I am now convinced that the first time I had absinthe, I was lied to.
I HATE HATE HATE the taste of black licorice unlike anything else in this universe, and that is what I learned last night absinthe truly tastes like.
The first time I had it, it was mixed with several other mind-bending boozes, and I was limited to one, so I thought I was going to see Kylie Minogue and die. I don’t remember tasting anything in particular, but it was served in a tall tiki glass for Christ’s sake, so I’m assuming it had some kind of tropical vibe.

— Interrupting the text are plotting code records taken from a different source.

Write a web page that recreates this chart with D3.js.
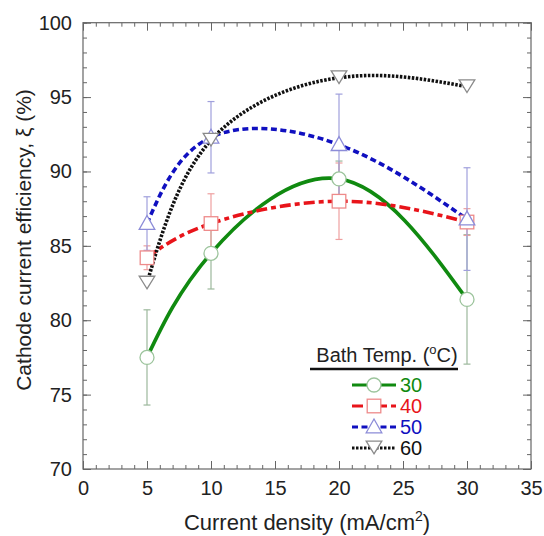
<!DOCTYPE html>
<html><head><meta charset="utf-8">
<script src="https://cdn.jsdelivr.net/npm/d3@7/dist/d3.min.js"></script>
<style>
html,body{margin:0;padding:0;background:#fff;}
svg{display:block;font-family:"Liberation Sans",Arial,Helvetica,sans-serif;}
</style></head><body>
<svg id="chart" width="544" height="536"></svg>
<script>
// ---- data ----
const currentDensity = [5, 10, 20, 30];
const temps = ["30", "40", "50", "60"];
const eff30 = [77.5, 84.5, 89.5, 81.4];
const err30 = [3.2, 2.4, 1.2, 4.35];
const eff40 = [84.2, 86.5, 88.0, 86.6];
const err40 = [0.8, 2.0, 2.57, 0.9];
const eff50 = [86.5, 92.3, 91.8, 86.8];
const err50 = [1.8, 2.4, 3.4, 3.45];
const eff60 = [82.5, 92.1, 96.3, 95.7];
const err60 = [0, 0, 0, 0];
const xTicks = [0, 5, 10, 15, 20, 25, 30, 35];
const yTicks = [70, 75, 80, 85, 90, 95, 100];

const seriesStyle = [
  {line:"#108a10", mark:"#9cc49c", err:"#9cb89c", dash:null, sym:"circle", label:"#108a10"},
  {line:"#e8141a", mark:"#ee8a8a", err:"#eea0a0", dash:"11,4,5,4", sym:"square", label:"#e8141a"},
  {line:"#1010c0", mark:"#8c8cd8", err:"#a0a0dc", dash:"6,3.5", sym:"triangle", label:"#1010c0"},
  {line:"#111111", mark:"#8a8a8a", err:"#999", dash:"2.5,1.5", sym:"down", label:"#111111"}
];
const effs = [eff30, eff40, eff50, eff60];
const errs = [err30, err40, err50, err60];

const svg = d3.select("#chart");
const L = 83, R = 531, T = 22.7, B = 469;
const x = d3.scaleLinear().domain([0, 35]).range([L, R]);
const y = d3.scaleLinear().domain([70, 100]).range([B, T]);

const axisColor = "#666";
function styleAxis(g){
  g.select(".domain").remove();
  g.selectAll("line").attr("stroke", axisColor).attr("stroke-width", 1);
  g.selectAll("text").attr("fill", "#222").style("font-size", "20px");
}
const minorX = d3.range(0, 36, 1), minorY = d3.range(70, 101, 1);
// minor ticks
svg.append("g").attr("transform",`translate(0,${B})`).call(d3.axisBottom(x).tickValues(minorX).tickSize(-4).tickFormat("")).call(styleAxis);
svg.append("g").attr("transform",`translate(0,${T})`).call(d3.axisTop(x).tickValues(minorX).tickSize(-4).tickFormat("")).call(styleAxis);
svg.append("g").attr("transform",`translate(${L},0)`).call(d3.axisLeft(y).tickValues(minorY).tickSize(-4).tickFormat("")).call(styleAxis);
svg.append("g").attr("transform",`translate(${R},0)`).call(d3.axisRight(y).tickValues(minorY).tickSize(-4).tickFormat("")).call(styleAxis);
// major ticks
svg.append("g").attr("transform",`translate(0,${B})`).call(d3.axisBottom(x).tickValues(xTicks).tickSize(-8).tickPadding(12).tickFormat(d3.format("d"))).call(styleAxis);
svg.append("g").attr("transform",`translate(0,${T})`).call(d3.axisTop(x).tickValues(xTicks).tickSize(-8).tickFormat("")).call(styleAxis);
svg.append("g").attr("transform",`translate(${L},0)`).call(d3.axisLeft(y).tickValues(yTicks).tickSize(-8).tickPadding(11).tickFormat(d3.format("d"))).call(styleAxis);
svg.append("g").attr("transform",`translate(${R},0)`).call(d3.axisRight(y).tickValues(yTicks).tickSize(-8).tickFormat("")).call(styleAxis);
// frame
svg.append("rect").attr("x",L).attr("y",T).attr("width",R-L).attr("height",B-T)
  .attr("fill","none").attr("stroke",axisColor).attr("stroke-width",1.2);

// error bars
effs.forEach((vals, si) => {
  const st = seriesStyle[si];
  const g = svg.append("g");
  vals.forEach((v, i) => {
    const e = errs[si][i];
    if (!e) return;
    const cx = x(currentDensity[i]);
    g.append("line").attr("x1",cx).attr("x2",cx).attr("y1",y(v+e)).attr("y2",y(v-e)).attr("stroke",st.err).attr("stroke-width",1.2);
    [v+e, v-e].forEach(vv => g.append("line").attr("x1",cx-3.5).attr("x2",cx+3.5).attr("y1",y(vv)).attr("y2",y(vv)).attr("stroke",st.err).attr("stroke-width",1.2));
  });
});

// curves
const line = d3.line().x(d => x(d[0])).y(d => y(d[1])).curve(d3.curveNatural);
effs.forEach((vals, si) => {
  const st = seriesStyle[si];
  svg.append("path").datum(currentDensity.map((c, i) => [c, vals[i]]))
    .attr("d", line).attr("fill","none").attr("stroke", st.line).attr("stroke-width", 3.6)
    .attr("stroke-dasharray", st.dash);
});

// markers
function marker(g, sym, cx, cy, stroke){
  let p;
  if (sym === "circle") p = g.append("circle").attr("cx",cx).attr("cy",cy).attr("r",7);
  else if (sym === "square") p = g.append("rect").attr("x",cx-6.8).attr("y",cy-6.8).attr("width",13.6).attr("height",13.6);
  else if (sym === "triangle") p = g.append("path").attr("d",`M${cx},${cy-8}L${cx+7.8},${cy+5.8}L${cx-7.8},${cy+5.8}Z`);
  else p = g.append("path").attr("d",`M${cx},${cy+5.8}L${cx+7.8},${cy-6.8}L${cx-7.8},${cy-6.8}Z`);
  p.attr("fill","#fff").attr("stroke",stroke).attr("stroke-width",1.3);
}
effs.forEach((vals, si) => {
  const st = seriesStyle[si];
  const g = svg.append("g");
  vals.forEach((v, i) => marker(g, st.sym, x(currentDensity[i]), y(v), st.mark));
});

// legend
const lg = svg.append("g");
const ttl = lg.append("text").attr("x", 387).attr("y", 362).attr("text-anchor","middle").style("font-size","20px").attr("fill","#222");
ttl.append("tspan").text("Bath Temp. (");
ttl.append("tspan").text("o").attr("dy",-8).style("font-size","13px");
ttl.append("tspan").text("C)").attr("dy",8);
lg.append("line").attr("x1",310).attr("x2",458).attr("y1",369).attr("y2",369).attr("stroke","#111").attr("stroke-width",2.5);
temps.forEach((t, i) => {
  const st = seriesStyle[i];
  const yy = 385 + i * 21;
  lg.append("line").attr("x1",352).attr("x2",396).attr("y1",yy).attr("y2",yy)
    .attr("stroke",st.line).attr("stroke-width",3).attr("stroke-dasharray",st.dash);
  marker(lg, st.sym, 374, yy, st.mark);
  lg.append("text").attr("x",400).attr("y",yy+7).text(t).style("font-size","20px").attr("fill",st.label);
});

// axis titles
const xt = svg.append("text").attr("x", (L+R)/2).attr("y", 530).attr("text-anchor","middle").style("font-size","22px").attr("fill","#222");
xt.append("tspan").text("Current density (mA/cm");
xt.append("tspan").text("2").attr("dy",-9).style("font-size","14px");
xt.append("tspan").text(")").attr("dy",9);
svg.append("text").attr("transform",`translate(31,240) rotate(-90)`).attr("text-anchor","middle")
  .style("font-size","21px").attr("fill","#222").text("Cathode current efficiency, ξ (%)");
</script>
</body></html>
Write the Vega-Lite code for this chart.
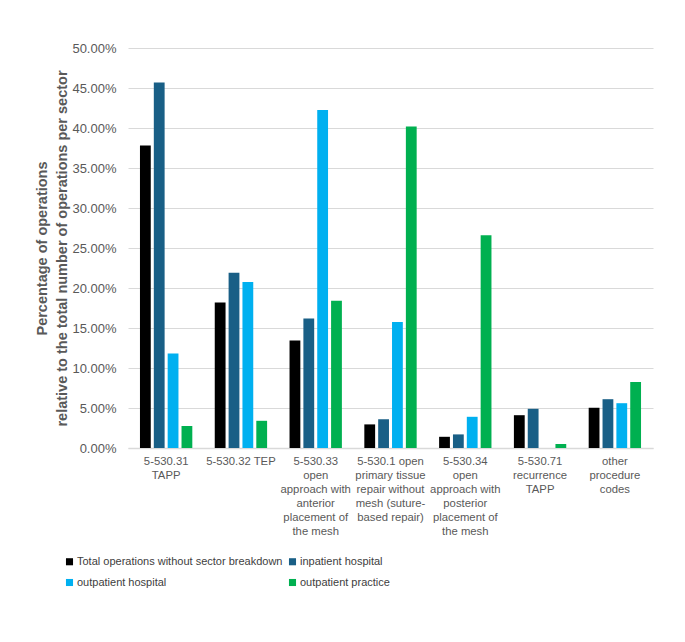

Last night, I swore I was given sambuca, and faked a “licorice allergy” to find out more. Good to know my bartender was both super nice and really into mixology, cause she gave me a whole breakdown of the history of the absinthe root. Short of handing out hard copies and firing up a PPT, I was schooled. But, I got another drink out of it. Whatever drink I had* last night was absinthe proper with the whole melted sugar cube action.
So, I implore you, if you have an aversion to black licorice, for the love of the sweet baby Jesus, do not try absinthe. You will want to scrub your tongue with Brillo and gargle with Listerine for 45 minutes. (I’ve done the latter when I was really bored. Don’t try that, either. I couldn’t taste anything for 20 minutes.)
*Took two sips of and screamed, “I’ve been poisioned!”